Contaminated duodenoscopes, the medical devices recently associated with a series of superbug outbreaks at two Los Angeles hospitals, have also been implicated in an outbreak of drug-resistant Escherichia coli (E. coli) in a Washington state hospital. A study published in Infection Control & Hospital Epidemiology reported that the devices can still infect patients even when closely adhering to manufacturers’ cleaning instructions.
Between November 2012 and August 2013,32 patients were infected with an antibiotic-resistant strain of E. coli at Seattle Virginia Mason Medical Center. The scopes were contaminated despite the fact that the hospital followed the manufacturer’s cleaning protocol.
Recent evidence suggests that duodenoscopes are not sterilized effectively through manufacturers’ cleaning instructions alone. The devices were linked to recent outbreaks of Carbapenem-resistant Enterobacteriaceae (CRE). The two recent outbreaks linked to the tainted scopes took place at UCLA’s Ronald Reagan Medical Center and Cedars-Sinai hospital. A total of 11 patients were infected with CRE at the two hospitals and 246 more were potentially exposed.

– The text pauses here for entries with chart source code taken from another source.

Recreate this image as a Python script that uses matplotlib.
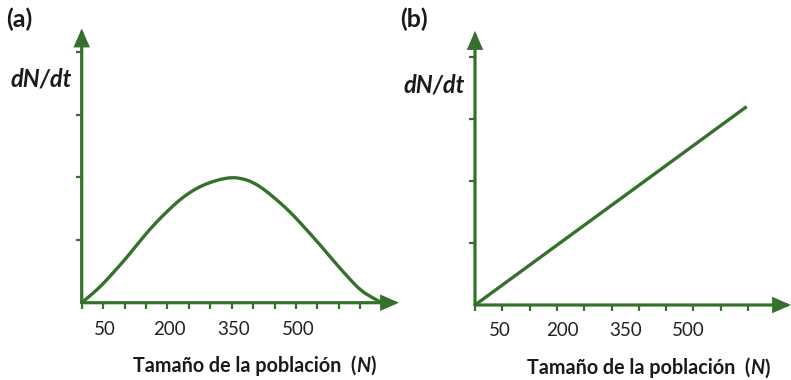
import numpy as np
import matplotlib
matplotlib.use("Agg")
import matplotlib.pyplot as plt
from matplotlib.path import Path
from matplotlib.patches import PathPatch
from matplotlib.transforms import ScaledTranslation

# ---- data -------------------------------------------------------------
# (a) hump-shaped growth rate vs population size
n_a = [0, 25, 50, 75, 100, 125, 150, 175, 200, 225, 250, 275, 300, 325, 350,
       375, 400, 425, 450, 475, 500, 525, 550, 575, 600, 625, 650, 675, 700]
rate_a = [0.00, 0.14, 0.30, 0.49, 0.68, 0.89, 1.10, 1.29, 1.46, 1.62, 1.75,
          1.85, 1.92, 1.97, 2.00, 1.98, 1.92, 1.81, 1.67, 1.52, 1.35, 1.16,
          0.97, 0.77, 0.57, 0.38, 0.20, 0.09, 0.00]

# (b) linear growth rate vs population size
n_b = [0, 650]
rate_b = [0.0, 3.2]

tick_values = [50, 200, 350, 500]
tick_labels = ["50", "200", "350", "500"]
panel_labels = ["(a)", "(b)"]
y_label = "dN/dt"
x_label = "Tamaño de la población  ("
x_label_var = "N"

# ---- style ------------------------------------------------------------
GREEN = "#35702c"
TEXT = "#1a1a1a"
FONT = ["Lato", "DejaVu Sans"]
W, H = 791, 380

fig = plt.figure(figsize=(W / 100, H / 100), dpi=100)


def px_axes(left, right, bottom, top):
    """Axes rectangle given in pixel coordinates (origin top-left)."""
    return fig.add_axes([left / W, 1 - bottom / H, (right - left) / W,
                         (bottom - top) / H])


def smooth_line(ax, xs, ys, **kw):
    """Quadratic B-spline through the points: smooth, passes the ends."""
    pts = np.column_stack([xs, ys]).astype(float)
    verts = [pts[0]]
    codes = [Path.MOVETO]
    for i in range(1, len(pts) - 1):
        mid = (pts[i] + pts[i + 1]) / 2 if i < len(pts) - 2 else pts[i + 1]
        verts += [pts[i], mid]
        codes += [Path.CURVE3, Path.CURVE3]
    patch = PathPatch(Path(verts, codes), facecolor="none", **kw)
    ax.add_patch(patch)
    return patch


def draw_frame(ax):
    for s in ax.spines.values():
        s.set_visible(False)
    arrow = dict(arrowstyle="-|>,head_length=0.8,head_width=0.35",
                 mutation_scale=12, lw=2.3, color=GREEN,
                 shrinkA=0, shrinkB=0, joinstyle="miter")
    ax.annotate("", xy=(0, 1), xytext=(0, 0), xycoords="axes fraction",
                arrowprops=arrow, annotation_clip=False)
    ax.annotate("", xy=(1, 0), xytext=(0, 0), xycoords="axes fraction",
                arrowprops=arrow, annotation_clip=False)
    ax.set_yticks([1, 2, 3, 4])
    ax.set_yticklabels([])
    ax.tick_params(axis="y", which="major", length=4, width=1.6,
                   color=GREEN, direction="out")


def draw_xlabel(x_px, baseline_px):
    style = dict(fontsize=14.2, fontweight="bold", family=FONT, color=TEXT)
    t1 = fig.text(x_px / W, 1 - baseline_px / H, x_label, ha="left",
                  va="baseline", **style)
    n = plt.annotate(x_label_var, xy=(1, 0), xycoords=t1, ha="left",
                     va="bottom", fontstyle="italic", **style)
    plt.annotate(")", xy=(1, 0), xycoords=n, ha="left", va="bottom",
                 **style)


def tick_text(ax, shift_px, pad):
    ax.tick_params(axis="x", which="major", labelsize=13.5, pad=pad,
                   labelcolor="#222222")
    for lab in ax.get_xticklabels():
        lab.set_family(FONT)
        lab.set_transform(lab.get_transform() +
                          ScaledTranslation(shift_px / 100, 0,
                                            fig.dpi_scale_trans))


# ---- panel (a) --------------------------------------------------------
ax_a = px_axes(81.7, 399, 302.7, 28.5)
ax_a.set_xlim(0, (399 - 81.7) / (21.43 / 50))
ax_a.set_ylim(0, (302.7 - 28.5) / 62.7)
smooth_line(ax_a, n_a, rate_a, edgecolor=GREEN, lw=2.4,
            capstyle="round", joinstyle="round", clip_on=False)
draw_frame(ax_a)
a_ticks = list(range(0, 701, 50))
ax_a.set_xticks(a_ticks)
ax_a.set_xticklabels([tick_labels[tick_values.index(v)] if v in tick_values
                      else "" for v in a_ticks])
ax_a.tick_params(axis="x", which="major", length=4, width=1.6, color=GREEN,
                 direction="out")
tick_text(ax_a, 2, 9)

# ---- panel (b) --------------------------------------------------------
px_per_unit_b = 0.418
ax_b = px_axes(475, 791, 305, 31)
ax_b.set_xlim(0, (791 - 475) / px_per_unit_b)
ax_b.set_ylim(0, (305 - 31) / 62.0)
ax_b.plot(n_b, rate_b, color=GREEN, lw=2.4, solid_capstyle="butt",
          clip_on=False)
draw_frame(ax_b)
ax_b.set_xticks(tick_values)
ax_b.set_xticklabels(tick_labels)
ax_b.tick_params(axis="x", which="major", length=0)
minor_step_b = 27.3 / px_per_unit_b
ax_b.set_xticks(np.arange(12) * minor_step_b, minor=True)
ax_b.tick_params(axis="x", which="minor", length=4, width=1.6, color=GREEN,
                 direction="out")
tick_text(ax_b, 4, 12)

# ---- text -------------------------------------------------------------
for x_px, lab in zip([6, 400], panel_labels):
    fig.text(x_px / W, 1 - 19 / H, lab, ha="left", va="center",
             fontsize=18, fontweight="bold", family=FONT, color=TEXT)

for x_px, base_px in [(11, 86), (404, 92)]:
    fig.text(x_px / W, 1 - base_px / H, y_label, ha="left", va="baseline",
             fontsize=17, fontweight="bold", fontstyle="italic",
             family=FONT, color=TEXT)

draw_xlabel(133, 371.5)
draw_xlabel(526.7, 374.5)

fig.savefig("out.png", dpi=100)
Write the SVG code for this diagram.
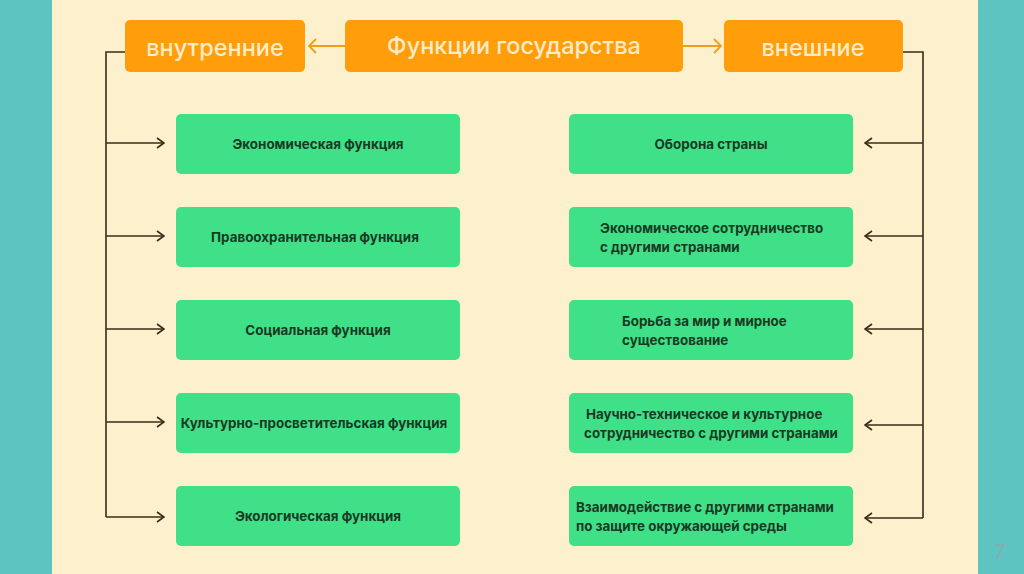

During the investigation, more than 3 in 10 infected patients died. Seven deaths occurred while the patients were in the hospital and within 30 days of the E. coli superbug being identified. Kristen Wendord, M.D., of King County, Seattle’s public health department said in a statement “In the wake of the recent outbreak of CRE due to contaminated endoscopes, we suspect endoscope-associated transmission of bacteria is more common than recognized and not adequately prevented by current reprocessing guidelines,”
The study also states that Olympus, the manufacturer of the scopes, conducted a review and found mechanical defects in seven of eight devices. Since then, the hospital has taken extra measures, including manual cleaning and implementing a 48-hour quarantine period. The Los Angeles Times reported that 3 percent of the scopes were still contaminated after the processing, prompting the staff to repeat the measures.
The U.S. Food and Drug Administration (FDA) warned that that the complex design of duodenoscopes may impede effective sterilization in February. The agency later released a set of guidelines advising hospital staff to take scopes out of service until they were confirmed to be free of pathogens. Last month, the FDA imposed stricter guidelines and mandated that manufacturers prove the scopes can be effectively cleaned before they are placed back onto the market.